§ What the task asks:
Which lines hold the word "code"? Copy each one.

§ Supplied material:
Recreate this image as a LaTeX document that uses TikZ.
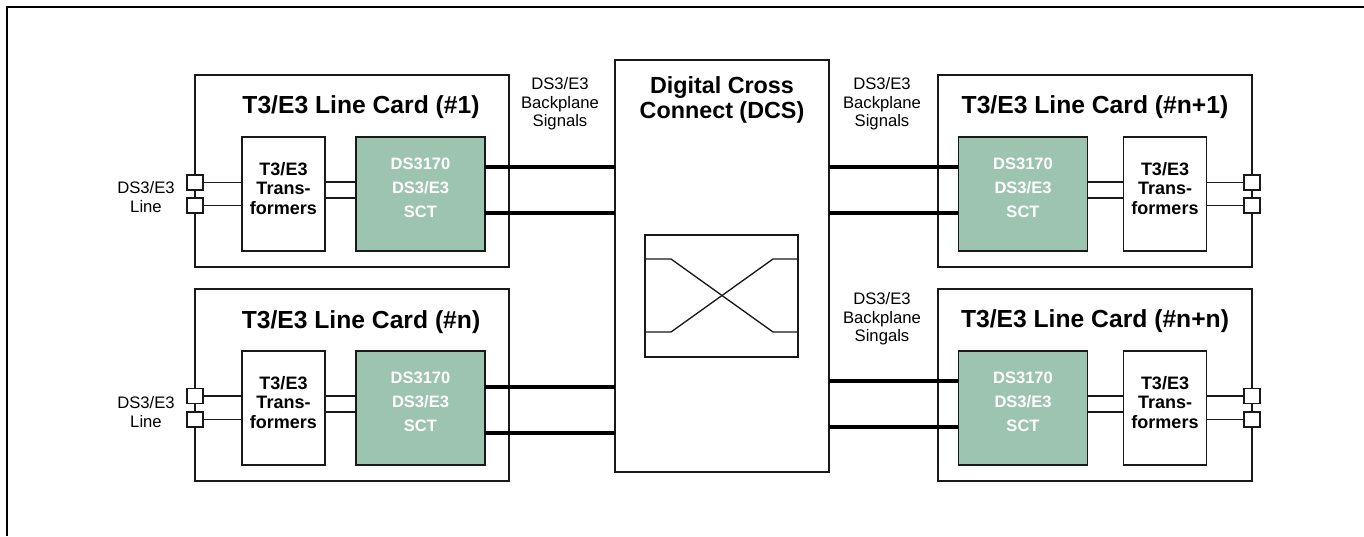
\documentclass[tikz,border=0pt]{standalone}
\usepackage{fontspec}
\setmainfont{Liberation Sans}
\usetikzlibrary{calc}
\definecolor{sctgreen}{RGB}{157,196,177}
\definecolor{lineblk}{RGB}{25,25,25}
\begin{document}
\begin{tikzpicture}[x=0.75pt,y=-0.75pt,
  every node/.style={inner sep=0pt, outer sep=0pt},
  thinline/.style={draw=lineblk, line width=1pt},
  boxstyle/.style={draw=lineblk, line width=1.1pt, rectangle},
  cardbox/.style={boxstyle, fill=white, minimum width=235.5pt, minimum height=144pt},
  trbox/.style={boxstyle, fill=white, minimum width=62.25pt, minimum height=85.5pt},
  sctbox/.style={boxstyle, fill=sctgreen, minimum width=97pt, minimum height=85.5pt},
  dcsbox/.style={boxstyle, fill=white, minimum width=160.5pt, minimum height=309pt},
  xbox/.style={boxstyle, fill=white, minimum width=114.75pt, minimum height=91.5pt},
  portbox/.style={boxstyle, line width=1pt, fill=white, minimum width=12pt, minimum height=11.25pt},
  busline/.style={draw=black, line width=3pt},
  cardtitle/.style={font=\fontsize{18.5}{22}\selectfont\bfseries},
  dcstitle/.style={align=center, font=\fontsize{17.5}{18.75}\selectfont\bfseries},
  trtext/.style={align=center, font=\fontsize{13.5}{14.6}\selectfont\bfseries},
  scttext/.style={align=center, text=white, font=\fontsize{12.4}{18}\selectfont\bfseries},
  lbl/.style={align=center, font=\fontsize{12.5}{14}\selectfont},
]
\useasboundingbox (0,0) rectangle (1364,536);
% outer frame
\draw[line width=1.9pt, draw=black] (1364,7) -- (7,7) -- (7,536);

% ---------- DCS ----------
\node[dcsbox] (dcs) at (722,266) {};
\node[dcstitle] (dcst) at (722,100) {Digital Cross\\Connect (DCS)};
\node[xbox] (xb) at (721.5,296) {};
\draw[thinline] ($(xb.west)+(0,-37)$) -- ++(26,0) -- ($(xb.east)+(-25,36)$) -- ++(25,0);
\draw[thinline] ($(xb.west)+(0,36)$) -- ++(26,0) -- ($(xb.east)+(-25,-37)$) -- ++(25,0);

% ---------- Card #1 ----------
\node[cardbox] (c1) at (352,171) {};
\node[cardtitle] (c1t) at (361,107) {T3/E3 Line Card (\#1)};
\node[trbox] (tr1) at (283.5,194) {};
\node[trtext] (tr1t) at (283.5,188.5) {T3/E3\\Trans-\\formers};
\node[sctbox] (sct1) at (420.5,194) {};
\node[scttext] (sct1t) at (420.5,188) {DS3170\\DS3/E3\\SCT};
\node[portbox] (p1a) at (195,182.5) {};
\node[portbox] (p1b) at (195,205.5) {};
\node[lbl] (l1) at (146,197) {DS3/E3\\Line};
\draw[thinline] (p1a.east) -- (p1a.east -| tr1.west);
\draw[thinline] (p1b.east) -- (p1b.east -| tr1.west);
\draw[thinline] ($(tr1.east)+(0,-12)$) -- ($(sct1.west)+(0,-12)$);
\draw[thinline] ($(tr1.east)+(0,4)$) -- ($(sct1.west)+(0,4)$);
\coordinate (b1a) at ($(sct1.east)+(0,-27)$);
\coordinate (b1b) at ($(sct1.east)+(0,19)$);
\draw[busline] (b1a) -- (b1a -| dcs.west);
\draw[busline] (b1b) -- (b1b -| dcs.west);

% ---------- Card #n ----------
\node[cardbox] (c2) at (352,385) {};
\node[cardtitle] (c2t) at (361,322) {T3/E3 Line Card (\#n)};
\node[trbox] (tr2) at (283.5,408) {};
\node[trtext] (tr2t) at (283.5,402.5) {T3/E3\\Trans-\\formers};
\node[sctbox] (sct2) at (420.5,408) {};
\node[scttext] (sct2t) at (420.5,402) {DS3170\\DS3/E3\\SCT};
\node[portbox] (p2a) at (195,396) {};
\node[portbox] (p2b) at (195,419.5) {};
\node[lbl] (l2) at (146,412) {DS3/E3\\Line};
\draw[thinline] (p2a.east) -- (p2a.east -| tr2.west);
\draw[thinline] (p2b.east) -- (p2b.east -| tr2.west);
\draw[thinline] ($(tr2.east)+(0,-12)$) -- ($(sct2.west)+(0,-12)$);
\draw[thinline] ($(tr2.east)+(0,4)$) -- ($(sct2.west)+(0,4)$);
\coordinate (b2a) at ($(sct2.east)+(0,-21)$);
\coordinate (b2b) at ($(sct2.east)+(0,25)$);
\draw[busline] (b2a) -- (b2a -| dcs.west);
\draw[busline] (b2b) -- (b2b -| dcs.west);

% ---------- Card #n+1 ----------
\node[cardbox] (c3) at (1095,171) {};
\node[cardtitle] (c3t) at (1095,107) {T3/E3 Line Card (\#n+1)};
\node[sctbox] (sct3) at (1023,194) {};
\node[scttext] (sct3t) at (1023,188) {DS3170\\DS3/E3\\SCT};
\node[trbox] (tr3) at (1165,194) {};
\node[trtext] (tr3t) at (1165,188.5) {T3/E3\\Trans-\\formers};
\node[portbox] (p3a) at (1252,182.5) {};
\node[portbox] (p3b) at (1252,205.5) {};
\draw[thinline] (p3a.west) -- (p3a.west -| tr3.east);
\draw[thinline] (p3b.west) -- (p3b.west -| tr3.east);
\draw[thinline] ($(sct3.east)+(0,-12)$) -- ($(tr3.west)+(0,-12)$);
\draw[thinline] ($(sct3.east)+(0,4)$) -- ($(tr3.west)+(0,4)$);
\coordinate (b3a) at ($(sct3.west)+(0,-27)$);
\coordinate (b3b) at ($(sct3.west)+(0,19)$);
\draw[busline] (b3a -| dcs.east) -- (b3a);
\draw[busline] (b3b -| dcs.east) -- (b3b);

% ---------- Card #n+n ----------
\node[cardbox] (c4) at (1095,385) {};
\node[cardtitle] (c4t) at (1095,321) {T3/E3 Line Card (\#n+n)};
\node[sctbox] (sct4) at (1023,408) {};
\node[scttext] (sct4t) at (1023,402) {DS3170\\DS3/E3\\SCT};
\node[trbox] (tr4) at (1165,408) {};
\node[trtext] (tr4t) at (1165,402.5) {T3/E3\\Trans-\\formers};
\node[portbox] (p4a) at (1252,396) {};
\node[portbox] (p4b) at (1252,419.5) {};
\draw[thinline] (p4a.west) -- (p4a.west -| tr4.east);
\draw[thinline] (p4b.west) -- (p4b.west -| tr4.east);
\draw[thinline] ($(sct4.east)+(0,-12)$) -- ($(tr4.west)+(0,-12)$);
\draw[thinline] ($(sct4.east)+(0,4)$) -- ($(tr4.west)+(0,4)$);
\coordinate (b4a) at ($(sct4.west)+(0,-27)$);
\coordinate (b4b) at ($(sct4.west)+(0,19)$);
\draw[busline] (b4a -| dcs.east) -- (b4a);
\draw[busline] (b4b -| dcs.east) -- (b4b);

% ---------- backplane labels ----------
\node[lbl] (bp1) at (560,104) {DS3/E3\\Backplane\\Signals};
\node[lbl] (bp2) at (882,104) {DS3/E3\\Backplane\\Signals};
\node[lbl] (bp3) at (882,319) {DS3/E3\\Backplane\\Singals};
\end{tikzpicture}
\end{document}
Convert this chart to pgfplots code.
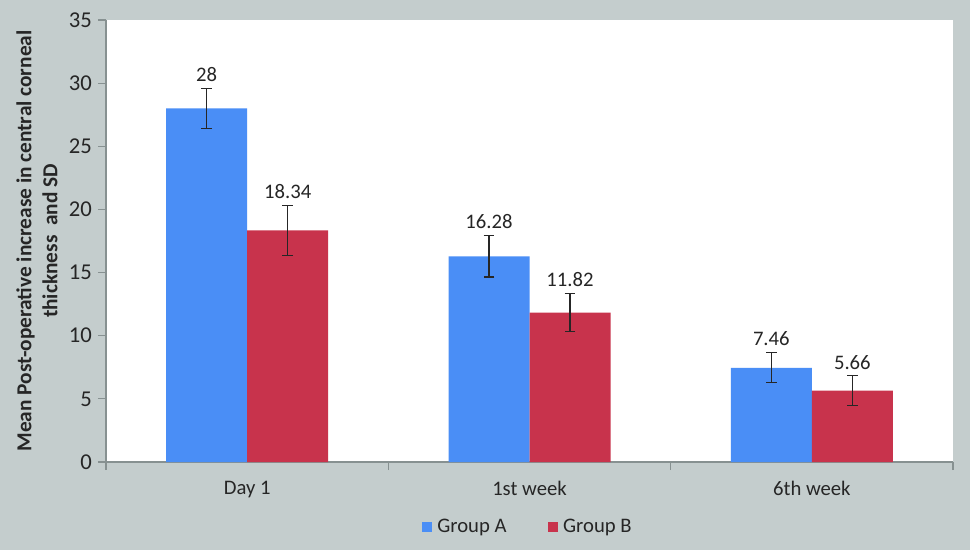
\documentclass[border=0pt]{standalone}
\usepackage{pgfplots}
\pgfplotsset{compat=1.18}
\usepackage{fontspec}
\setmainfont{Carlito}

\definecolor{bgGray}{RGB}{196,205,205}
\definecolor{barBlue}{RGB}{74,142,246}
\definecolor{barRed}{RGB}{200,51,76}
\definecolor{axGray}{RGB}{135,145,145}
\definecolor{txt}{RGB}{38,38,38}

\newcommand{\chartfont}{\fontsize{15.5}{18}\selectfont\color{txt}}

\begin{document}
\begin{tikzpicture}
% background of the whole picture (1px = 0.75pt)
\fill[bgGray] (0,0) rectangle (727.5pt,412.5pt);

\begin{axis}[
    at={(79.5pt,66pt)}, anchor=south west,
    scale only axis,
    width=635.25pt, height=331.5pt,
    axis background/.style={fill=white},
    axis x line*=bottom, axis y line*=left,
    axis line style={axGray, line width=0.8pt},
    every tick label/.append style={font=\chartfont},
    ymin=0, ymax=35, ytick={0,5,...,35},
    xmin=-0.5, xmax=2.5,
    xtick={0,1,2},
    xticklabels={Day 1, 1st week, 6th week},
    minor xtick={-0.5,0.5,1.5,2.5},
    tick align=outside,
    major x tick style={draw=none},
    tick style={axGray, line width=0.8pt},
    major tick length=6pt, minor tick length=6pt,
    xticklabel style={yshift=-5pt},
    yticklabel style={xshift=-1pt, font=\fontsize{17}{18}\selectfont\color{txt}},
    /pgf/number format/assume math mode=true,
    ylabel={Mean Post-operative increase in central corneal\\thickness\ \ and SD},
    ylabel style={at={(axis description cs:-0.0815,0.5)}, anchor=center,
        align=center, font=\fontsize{16}{19.5}\selectfont\bfseries\color{txt}},
    ybar=0pt, bar width=60.75pt,
    legend style={at={(axis description cs:0.5,-0.147)}, anchor=center,
        draw=none, fill=none, legend columns=2,
        /tikz/every even column/.append style={column sep=27pt},
        nodes={font=\chartfont, inner xsep=4pt}},
    legend image code/.code={\fill[#1] (0pt,-3.75pt) rectangle (7.5pt,3.75pt);},
    error bars/error bar style={line width=0.9pt, black!85},
    error bars/error mark options={rotate=90, line width=0.9pt, black!85, mark size=4pt},
    every node near coord/.append style={font=\chartfont},
]

% Group A
\addplot[fill=barBlue, draw=none, bar shift=-30.375pt,
    error bars/.cd, y dir=both, y explicit]
    coordinates {(0,28) +- (0,1.58) (1,16.28) +- (0,1.63) (2,7.46) +- (0,1.19)};
\addlegendentry{Group A}

% Group B
\addplot[fill=barRed, draw=none, bar shift=30.375pt,
    error bars/.cd, y dir=both, y explicit]
    coordinates {(0,18.34) +- (0,1.98) (1,11.82) +- (0,1.5) (2,5.66) +- (0,1.16)};
\addlegendentry{Group B}

% value labels above the error bars
\addplot[draw=none, fill=none, bar shift=-30.375pt, forget plot,
    nodes near coords, point meta=explicit symbolic,
    every node near coord/.append style={anchor=south, yshift=1.5pt}]
    coordinates {(0,29.58) [28] (1,17.91) [16.28] (2,8.65) [7.46]};
\addplot[draw=none, fill=none, bar shift=30.375pt, forget plot,
    nodes near coords, point meta=explicit symbolic,
    every node near coord/.append style={anchor=south, yshift=1.5pt}]
    coordinates {(0,20.32) [18.34] (1,13.32) [11.82] (2,6.82) [5.66]};
\end{axis}

\pgfresetboundingbox
\useasboundingbox (0,0) rectangle (727.5pt,412.5pt);
\end{tikzpicture}
\end{document}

§ Result:
Convert this chart to pgfplots code.
    legend image code/.code={\fill[#1] (0pt,-3.75pt) rectangle (7.5pt,3.75pt);},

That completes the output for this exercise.